В этот день, под сухой ружейный треск, покинули мы Екатерининскую и перебрались в Павловскую.
Здесь вздохнули облегченной грудью, выбравшись на железную дорогу. Станица – подле самой станции Сосыка, между Ростовом и Тихорецкой, в 45 верстах от последней.
Во время блуждания по степным захолустьям мало какие вести доходили до нашего слуха. Знали только одно: дело дрянь, раз драпаем и драпаем без конца.
Теперь насладились самыми достоверными известиями, почерпнув их частью из газет, частью из штаба Донской армии. На станции стояли поезда ген. Сидорина и оперативной части; в станице разместилось «дежурство»[302] и управление начальника снабжений.

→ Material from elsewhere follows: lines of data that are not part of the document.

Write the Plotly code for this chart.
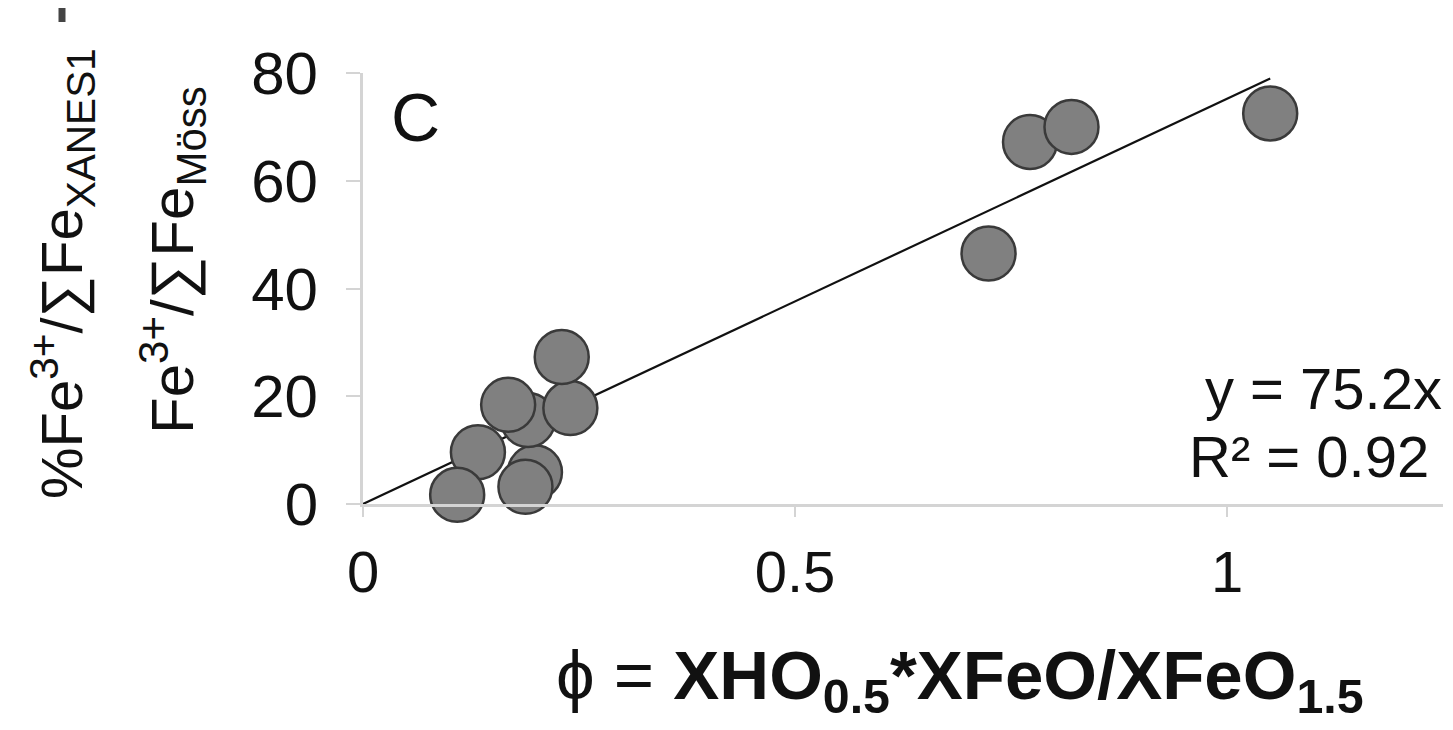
import plotly.graph_objects as go

# ---- data ----
phi = [0.199, 0.191, 0.240, 0.230, 0.168, 0.133, 0.109, 0.188,
       0.724, 0.772, 0.820, 1.050]
fe3 = [5.9, 15.6, 17.8, 27.3, 18.4, 9.6, 1.7, 3.2,
       46.5, 67.2, 70.0, 72.5]
slope = 75.2
r2 = 0.92
x_ticks = [0, 0.5, 1]
x_ticklabels = ["0", "0.5", "1"]
y_ticks = [0, 20, 40, 60, 80]

# ---- layout geometry (page pixels; the page body adds an 8px offset) ----
OFF = 8
W, H = 1453 - OFF, 730 - OFF
PL, PR, PT, PB = 363, 1443, 73, 504   # plot area in page pixels


def px(xp):
    return (xp - PL) / (PR - PL)


def py(yp):
    return (PB - yp) / (PB - PT)


FONT = "Liberation Sans, Arial, sans-serif"
AXIS_COL = "#d4d4d4"
TXT = "#111111"

fig = go.Figure()

# trendline through origin
xs = [0, max(phi)]
fig.add_trace(go.Scatter(
    x=xs, y=[slope * v for v in xs], mode="lines",
    line=dict(color=TXT, width=2.2), hoverinfo="skip", showlegend=False,
    cliponaxis=False))

fig.add_trace(go.Scatter(
    x=phi, y=fe3, mode="markers",
    marker=dict(size=54, color="#808080", line=dict(color="#3a3a3a", width=2.5)),
    showlegend=False, cliponaxis=False))

fig.update_layout(
    width=W, height=H,
    margin=dict(l=PL - OFF, r=W - (PR - OFF), t=PT - OFF, b=H - (PB - OFF)),
    paper_bgcolor="white", plot_bgcolor="white",
    font=dict(family=FONT, color=TXT),
    xaxis=dict(range=[0, 1.25], tickvals=x_ticks, ticktext=x_ticklabels,
               showgrid=False, zeroline=False, showline=True,
               linecolor=AXIS_COL, linewidth=3, ticks="outside",
               ticklen=10, tickwidth=2, tickcolor=AXIS_COL,
               tickfont=dict(size=58, color=TXT),
               ticklabelstandoff=5),
    yaxis=dict(range=[0, 80], tickvals=y_ticks,
               showgrid=False, zeroline=False, showline=True,
               linecolor=AXIS_COL, linewidth=3, ticks="outside",
               ticklen=14, tickwidth=2, tickcolor=AXIS_COL,
               tickfont=dict(size=60, color=TXT),
               ticklabelstandoff=16),
)

ann = []
# panel letter
ann.append(dict(text="C", xref="paper", yref="paper", x=px(415), y=py(117),
                xanchor="center", yanchor="middle", showarrow=False,
                font=dict(size=68, family=FONT, color=TXT)))
# equation
ann.append(dict(text=f"y = {slope}x", xref="paper", yref="paper",
                x=px(1444), y=py(388), xanchor="right", yanchor="middle",
                showarrow=False, font=dict(size=58, family=FONT, color=TXT)))
ann.append(dict(text=f"R² = {r2}", xref="paper", yref="paper",
                x=px(1431), y=py(456), xanchor="right", yanchor="middle",
                showarrow=False, font=dict(size=58, family=FONT, color=TXT)))
# x title
ann.append(dict(text="ϕ = <b>XHO<sub>0.5</sub>*XFeO/XFeO<sub>1.5</sub></b>",
                xref="paper", yref="paper", x=px(960), y=py(680),
                xanchor="center", yanchor="middle", showarrow=False,
                font=dict(size=69, family=FONT, color=TXT)))
# y titles (two rotated lines)
ann.append(dict(text="%Fe<sup>3+</sup>/∑Fe<sub>XANES1</sub>",
                xref="paper", yref="paper", x=px(62), y=py(273),
                xanchor="center", yanchor="middle", textangle=-90, showarrow=False,
                font=dict(size=58, family=FONT, color=TXT)))
ann.append(dict(text="Fe<sup>3+</sup>/∑Fe<sub>Möss</sub>",
                xref="paper", yref="paper", x=px(172), y=py(260),
                xanchor="center", yanchor="middle", textangle=-90, showarrow=False,
                font=dict(size=60, family=FONT, color=TXT)))
fig.update_layout(annotations=ann)

# small cropped fragment visible at the top-left edge of the reference
fig.add_shape(type="line", xref="paper", yref="paper",
              x0=px(62), x1=px(62), y0=py(5), y1=py(22),
              line=dict(color="#444444", width=7))

fig.write_html("out.html")
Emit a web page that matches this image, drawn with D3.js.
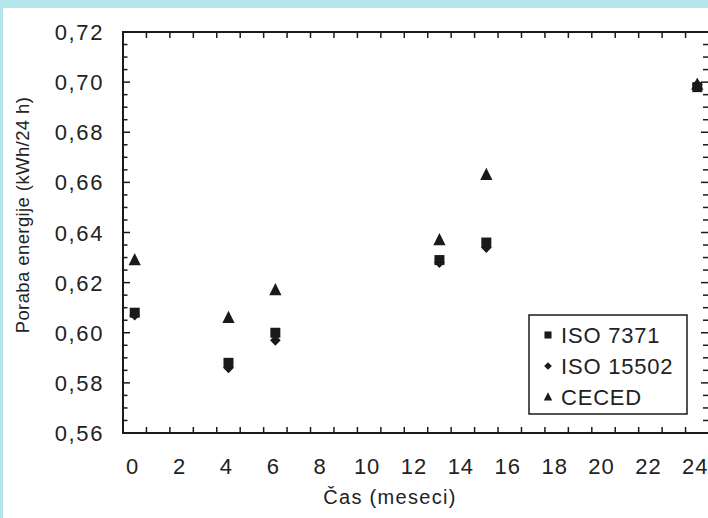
<!DOCTYPE html>
<html><head><meta charset="utf-8">
<script src="https://cdn.jsdelivr.net/npm/d3@7"></script>
<style>
html,body{margin:0;padding:0;background:#b3e6ec;}
svg{display:block}
text{font-family:"Liberation Sans",Arial,sans-serif;fill:#222;}
</style>
</head><body>
<svg id="c" width="708" height="518"></svg>
<script>
// ---- data ----
const months = [0, 4, 6, 13, 15, 24];
const iso7371 = [0.608, 0.588, 0.600, 0.629, 0.636, 0.698];
const iso15502 = [0.607, 0.586, 0.597, 0.628, 0.634, 0.699];
const ceced = [0.629, 0.606, 0.617, 0.637, 0.663, 0.699];
const seriesNames = ["ISO 7371", "ISO 15502", "CECED"];
const xTickLabels = [0, 2, 4, 6, 8, 10, 12, 14, 16, 18, 20, 22, 24];
const yTickLabels = [0.56, 0.58, 0.60, 0.62, 0.64, 0.66, 0.68, 0.70, 0.72];
const xTitle = "Čas (meseci)";
const yTitle = "Poraba energije (kWh/24 h)";

const svg = d3.select("#c");
svg.append("rect").attr("x", 3).attr("y", 8).attr("width", 705).attr("height", 510).attr("fill", "#fff");

const x = d3.scaleLinear().domain([-0.5, 24.5]).range([123, 709]);
const y = d3.scaleLinear().domain([0.56, 0.72]).range([433, 32]);

const ink = "#1a1a1a";
const g = svg.append("g");

const xMinor = d3.range(0.5, 24, 1);
const yMinor = d3.range(0, 33).map(i => 0.56 + i * 0.005).filter(v => Math.abs(((v - 0.56) / 0.02) - Math.round((v - 0.56) / 0.02)) > 1e-6);

g.selectAll(".xb").data(xMinor).join("line")
  .attr("x1", d => x(d)).attr("x2", d => x(d)).attr("y1", y(0.56)).attr("y2", y(0.56) - 6)
  .attr("stroke", ink).attr("stroke-width", 1.5);
g.selectAll(".xt").data(xMinor).join("line")
  .attr("x1", d => x(d)).attr("x2", d => x(d)).attr("y1", y(0.72)).attr("y2", y(0.72) + 6)
  .attr("stroke", ink).attr("stroke-width", 1.5);
g.selectAll(".yl").data(yTickLabels).join("line")
  .attr("x1", x(-0.5)).attr("x2", x(-0.5) + 7).attr("y1", d => y(d)).attr("y2", d => y(d))
  .attr("stroke", ink).attr("stroke-width", 1.5);
g.selectAll(".ylm").data(yMinor).join("line")
  .attr("x1", x(-0.5)).attr("x2", x(-0.5) + 4.5).attr("y1", d => y(d)).attr("y2", d => y(d))
  .attr("stroke", ink).attr("stroke-width", 1.5);
g.selectAll(".yr").data(yTickLabels).join("line")
  .attr("x1", x(24.5)).attr("x2", x(24.5) - 8).attr("y1", d => y(d)).attr("y2", d => y(d))
  .attr("stroke", ink).attr("stroke-width", 1.5);
g.selectAll(".yrm").data(yMinor).join("line")
  .attr("x1", x(24.5)).attr("x2", x(24.5) - 6).attr("y1", d => y(d)).attr("y2", d => y(d))
  .attr("stroke", ink).attr("stroke-width", 1.5);

g.append("rect").attr("x", x(-0.5)).attr("y", y(0.72))
  .attr("width", x(24.5) - x(-0.5)).attr("height", y(0.56) - y(0.72))
  .attr("fill", "none").attr("stroke", ink).attr("stroke-width", 2);

const fmt = v => d3.format(".2f")(v).replace(".", ",");
g.selectAll(".ytl").data(yTickLabels).join("text")
  .attr("x", 104).attr("y", d => y(d) + 8).attr("text-anchor", "end")
  .attr("font-size", 22).attr("letter-spacing", 1.6).text(fmt);
g.selectAll(".xtl").data(xTickLabels).join("text")
  .attr("x", d => x(d) - 2).attr("y", 474).attr("text-anchor", "middle")
  .attr("font-size", 22).attr("letter-spacing", 1).text(d => d);

svg.append("text").attr("x", 390).attr("y", 504).attr("text-anchor", "middle")
  .attr("font-size", 20).attr("letter-spacing", 1.3).text(xTitle);
svg.append("text").attr("transform", "translate(29,215) rotate(-90)").attr("text-anchor", "middle")
  .attr("font-size", 18.5).attr("letter-spacing", 0.4).text(yTitle);

const sq = {draw(ctx, s){const h = Math.sqrt(s)/2; ctx.rect(-h, -h, 2*h, 2*h);}};
const dia = {draw(ctx, s){const h = Math.sqrt(s)/2; ctx.moveTo(0,-h); ctx.lineTo(h,0); ctx.lineTo(0,h); ctx.lineTo(-h,0); ctx.closePath();}};
const tri = {draw(ctx, s){const w = Math.sqrt(s)/2; ctx.moveTo(0,-w*1.15); ctx.lineTo(w,w*0.85); ctx.lineTo(-w,w*0.85); ctx.closePath();}};
const series = [
  {name: seriesNames[0], vals: iso7371, type: sq, size: 100},
  {name: seriesNames[1], vals: iso15502, type: dia, size: 115},
  {name: seriesNames[2], vals: ceced, type: tri, size: 150}
];
series.forEach(s => {
  g.selectAll(null).data(months.map((m, i) => [m, s.vals[i]])).join("path")
    .attr("transform", d => `translate(${x(d[0])},${y(d[1])})`)
    .attr("d", d3.symbol().type(s.type).size(s.size)())
    .attr("fill", ink);
});

const lg = svg.append("g");
lg.append("rect").attr("x", 529).attr("y", 315).attr("width", 158).attr("height", 99)
  .attr("fill", "#fff").attr("stroke", ink).attr("stroke-width", 1.5);
const legendSizes = [50, 60, 70];
series.forEach((s, i) => {
  const cy = 335 + i * 31;
  lg.append("path").attr("transform", `translate(548,${cy})`)
    .attr("d", d3.symbol().type(s.type).size(legendSizes[i])()).attr("fill", ink);
  lg.append("text").attr("x", 561).attr("y", cy + 8).attr("font-size", 22)
    .attr("letter-spacing", 0.8).text(s.name);
});
</script>
</body></html>
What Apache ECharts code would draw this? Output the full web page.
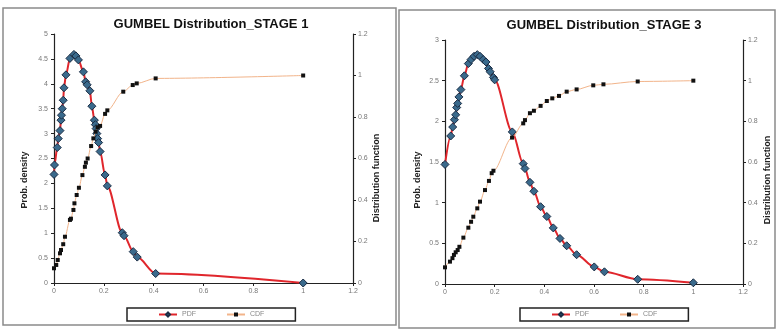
<!DOCTYPE html>
<html>
<head>
<meta charset="utf-8">
<script src="https://cdn.jsdelivr.net/npm/echarts@6/dist/echarts.min.js"></script>
<style>
  html, body { margin: 0; padding: 0; background: #fff; }
  #chart { width: 778px; height: 332px; }
</style>
</head>
<body>
<div id="chart"></div>
<script>
// stage 1 values, [x, value]
const stage1Pdf = [
  [0, 2.18], [0.002, 2.37], [0.013, 2.72], [0.017, 2.9], [0.024, 3.06], [0.028, 3.27],
  [0.03, 3.37], [0.033, 3.5], [0.037, 3.67], [0.04, 3.92], [0.048, 4.18], [0.064, 4.51],
  [0.08, 4.59], [0.088, 4.56], [0.098, 4.48], [0.118, 4.24], [0.127, 4.04], [0.133, 3.98],
  [0.144, 3.86], [0.152, 3.55], [0.162, 3.27], [0.166, 3.18], [0.169, 3.1], [0.172, 3.0],
  [0.175, 2.9], [0.179, 2.82], [0.185, 2.64], [0.205, 2.17], [0.214, 1.95], [0.274, 1.01],
  [0.281, 0.95], [0.318, 0.63], [0.334, 0.52], [0.408, 0.19], [1, 0]
];
const stage1Cdf = [
  [0, 0.071], [0.009, 0.087], [0.015, 0.111], [0.024, 0.143], [0.028, 0.159], [0.037, 0.187],
  [0.044, 0.223], [0.064, 0.304], [0.068, 0.31], [0.078, 0.352], [0.082, 0.384], [0.091, 0.424],
  [0.1, 0.459], [0.114, 0.52], [0.124, 0.56], [0.128, 0.58], [0.135, 0.6], [0.149, 0.66],
  [0.158, 0.697], [0.167, 0.729], [0.175, 0.75], [0.185, 0.757], [0.205, 0.815], [0.214, 0.832],
  [0.278, 0.922], [0.316, 0.954], [0.332, 0.962], [0.408, 0.986], [1, 1.0]
];
// stage 3 values
const stage3Pdf = [
  [0, 1.47], [0.023, 1.82], [0.031, 1.93], [0.038, 2.02], [0.043, 2.08], [0.047, 2.17],
  [0.051, 2.22], [0.056, 2.3], [0.064, 2.39], [0.078, 2.56], [0.094, 2.71], [0.105, 2.76],
  [0.117, 2.8], [0.13, 2.82], [0.141, 2.8], [0.154, 2.76], [0.165, 2.73], [0.175, 2.65],
  [0.182, 2.61], [0.195, 2.54], [0.2, 2.51], [0.271, 1.87], [0.315, 1.48], [0.322, 1.42],
  [0.342, 1.25], [0.358, 1.14], [0.385, 0.95], [0.41, 0.83], [0.436, 0.69], [0.463, 0.56],
  [0.49, 0.47], [0.53, 0.36], [0.601, 0.21], [0.642, 0.15], [0.776, 0.058], [1, 0.015]
];
const stage3Cdf = [
  [0, 0.082], [0.02, 0.11], [0.03, 0.127], [0.036, 0.143], [0.043, 0.156], [0.051, 0.167],
  [0.058, 0.183], [0.074, 0.228], [0.094, 0.277], [0.105, 0.306], [0.114, 0.331], [0.13, 0.372],
  [0.141, 0.405], [0.161, 0.462], [0.177, 0.507], [0.188, 0.545], [0.195, 0.557], [0.27, 0.72],
  [0.315, 0.79], [0.322, 0.806], [0.342, 0.84], [0.358, 0.852], [0.385, 0.876], [0.41, 0.9],
  [0.432, 0.913], [0.459, 0.925], [0.49, 0.946], [0.53, 0.957], [0.597, 0.977], [0.638, 0.982],
  [0.776, 0.996], [1, 1.0]
];
const titles = ['GUMBEL Distribution_STAGE 1', 'GUMBEL Distribution_STAGE 3'];
const pdfMax = [5, 3];

const FONT = 'Liberation Sans';
const labelStyle = { color: '#777', fontSize: 7, fontFamily: FONT };

function xAxisFor(i) {
  return {
    type: 'value', gridIndex: i, min: 0, max: 1.2, interval: 0.2,
    axisLine: { show: true, lineStyle: { color: '#222', width: 1.2 } },
    axisTick: { show: true, length: 3, lineStyle: { color: '#222' } },
    axisLabel: Object.assign({ margin: 5 }, labelStyle),
    splitLine: { show: false }
  };
}
function leftAxisFor(i) {
  return {
    type: 'value', gridIndex: i, min: 0, max: pdfMax[i], interval: 0.5,
    axisLine: { show: true, lineStyle: { color: '#222', width: 1.2 } },
    axisTick: { show: true, length: 3, lineStyle: { color: '#222' } },
    axisLabel: Object.assign({ margin: 6 }, labelStyle),
    splitLine: { show: false }
  };
}
function rightAxisFor(i) {
  return {
    type: 'value', gridIndex: i, position: 'right', min: 0, max: 1.2, interval: 0.2,
    axisLine: { show: true, lineStyle: { color: '#222', width: 1.2 } },
    axisTick: { show: true, length: 3, lineStyle: { color: '#222' } },
    axisLabel: Object.assign({ margin: 5 }, labelStyle),
    splitLine: { show: false }
  };
}
function pdfSeries(i, data) {
  return {
    name: 'PDF', type: 'line', xAxisIndex: i, yAxisIndex: i * 2,
    data: data, smooth: 0.3, smoothMonotone: 'x',
    symbol: 'diamond', symbolSize: 8,
    lineStyle: { color: '#e0262c', width: 2 },
    itemStyle: { color: '#3a6a8c', borderColor: '#1a2c44', borderWidth: 1 },
    z: 2
  };
}
function cdfSeries(i, data) {
  return {
    name: 'CDF', type: 'line', xAxisIndex: i, yAxisIndex: i * 2 + 1,
    data: data, smooth: 0.3, smoothMonotone: 'x',
    symbol: 'rect', symbolSize: 4,
    lineStyle: { color: '#f2b48a', width: 1 },
    itemStyle: { color: '#111' },
    z: 3
  };
}
function legendFor(left) {
  return {
    left: left, top: 308, orient: 'horizontal',
    data: ['PDF', 'CDF'],
    itemWidth: 18, itemHeight: 5, itemGap: 30,
    padding: [3, 31, 3, 31],
    borderColor: '#222', borderWidth: 1.5,
    textStyle: { color: '#888', fontSize: 7, fontFamily: FONT },
    selectedMode: false
  };
}
function axisName(text, x, y) {
  return {
    type: 'text', x: x, y: y, rotation: Math.PI / 2,
    style: { text: text, fill: '#222', font: 'bold 9px ' + FONT, align: 'center', verticalAlign: 'middle' }
  };
}

const chart = echarts.init(document.getElementById('chart'), null, { renderer: 'canvas' });
chart.setOption({
  backgroundColor: '#fff',
  animation: false,
  title: [
    { text: titles[0], left: 206, top: 13, textAlign: 'center',
      textStyle: { fontFamily: FONT, fontSize: 13, fontWeight: 'bold', color: '#111' } },
    { text: titles[1], left: 599, top: 14, textAlign: 'center',
      textStyle: { fontFamily: FONT, fontSize: 13, fontWeight: 'bold', color: '#111' } }
  ],
  grid: [
    { left: 54, right: 425, top: 34, bottom: 49 },
    { left: 445, right: 35, top: 40, bottom: 48 }
  ],
  legend: [legendFor(127), legendFor(520)],
  xAxis: [xAxisFor(0), xAxisFor(1)],
  yAxis: [leftAxisFor(0), rightAxisFor(0), leftAxisFor(1), rightAxisFor(1)],
  series: [
    pdfSeries(0, stage1Pdf), cdfSeries(0, stage1Cdf),
    pdfSeries(1, stage3Pdf), cdfSeries(1, stage3Cdf)
  ],
  graphic: [
    { type: 'rect', shape: { x: 3, y: 8, width: 393, height: 317 }, style: { fill: null, stroke: '#8a8a8a', lineWidth: 1.5 }, silent: true },
    { type: 'rect', shape: { x: 399, y: 10, width: 376, height: 318 }, style: { fill: null, stroke: '#8a8a8a', lineWidth: 1.5 }, silent: true },
    axisName('Prob. density', 25, 180),
    axisName('Distribution function', 377, 178),
    axisName('Prob. density', 418, 180),
    axisName('Distribution function', 768, 180)
  ]
});
</script>
</body>
</html>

В Новочеркасске и Ростове, узнали мы, хозяйничают красные.
Но они не могут перейти Дон, снова освободившийся ото льда на святках.
– Живая сила сохранена, и не все еще пропало! – утешали газеты.
– Все зависит теперь от того, пойдут ли воевать кубанцы, – говорило начальство.
Мы, побывавшие в кубанских станицах, убедились, что кубанцы не пойдут.
В Павловской, забитой донскими и добровольческими учреждениями, мы долго мучились, прежде чем нашли кой-какое пристанище. Мне две ночи пришлось провести в одной хате с корниловским знаменным взводом. Душ двадцать мальчишек охраняли полковую «святыню», решительно никому не нужную. Они очень тосковали в тылу.
– Прожились тут почем зря. Можно прямо сказать: профиршпилились. Самогону хорошего здесь, знаете, нету, больше налегаем на спирт. А этот только у фельдшеров и сестер милосердия добываем на обмен. Загнали все золото.
– Как же теперь будете?
– Если на фронт, то две-три удачных атаки, и поправим дело.
– На кого в атаку? Если на неприятеля, то скорее на тот свет отправитесь, чем разбогатеете.
– Атакуют не всегда противника. За что мы кровь проливаем? За буржуев! Добром они ничего на армию не дают. Почему бы изредка их не поатаковать?
Наши газеты писали, что сущность социализма заключается в ограблении имущих неимущими. Если это так, то корниловские солдаты, судя по их же речам, были настоящие большевики.
– Чорт возьми, – возмущался один из юнцов, – что здесь за народ проклятый! Я в три дома заходил, продавал веревку, – хоть бы один подлец купил на счастье. Федералисты сволочи, Бычи! Развратила их Рада.
– Что у вас за веревка?
– Бесценная: веревка от повешенного. Жида раз под Курском вешали, задорный такой. Ему петлю надевали, а он же крыл нашего брата. Угробили. Веревочку-то я припрятал потом. От самого Курска вожу с собой. Не здесь, так в другом месте загоню за дюжину «колокольчиков».
Павловская – родина Быча. «Хведералисты» здесь поработали изрядно.
– Нам ни красных, ни белых, ни зеленых, ни зрелых. Кубань сама по себе. Демократичная республика! – заявляли павловцы.
– Политики, рак их съешь, – иронизировали донцы. – Понимают в политике столько же, как наши кривянские бабы-молочницы. Избаловались, испохабились! Отяжелели от урожая. Буржуями живут. А где слыхано, чтобы буржуй шел на фронт!
Кубанцы на своем тучном черноземе живут куда зажиточнее донцов.
Гражданская война мало разорила здешний богатый край.
Даже бедняки, воевавшие под знаменами Шкуро и Покровского ради зипунов, теперь поправили свои дела.
Благоденствие и пресыщенность породили неслыханный эгоизм. Несчастье братьев-донцов мало трогало кубанцев. Они не только не выказывали русского радушия, но обнаруживали изумительное хамство. Мы, судейские, например, от них ничего не требовали, кроме ночлега и приветливого слова. А вместо этого часто слышали незаслуженную брань.
– Приехали, хамы, свиньи, объедать нашу Кубань, – вопила дебелая хозяйка-казачка, выгоняя из квартиры нашего смиренного, тихого, деликатного ген. Петрова и нескольких других, вполне приличных офицеров, втиснувшихся было, с помощью администрации, в хорошую хату.
– Что тут за паны явились? Моя хата! Кого хочу – пуштю, а не желаю – не пуштю, – разорялась она, выпятив грудь и воткнув сжатые кулаки в свои бока. – Мы к вам на Дон не лезем. Маруся! тащи сундуки, выноси стол и стулья.
Воинственная баба оставила бедному нашему председателю и его компании голые стены.
Некоторые хозяева, чтобы избавиться от постоя, уходили на целые дни и запирали хаты снаружи. Озлобленные донцы вышибали прикладами двери в присутствии станичных властей.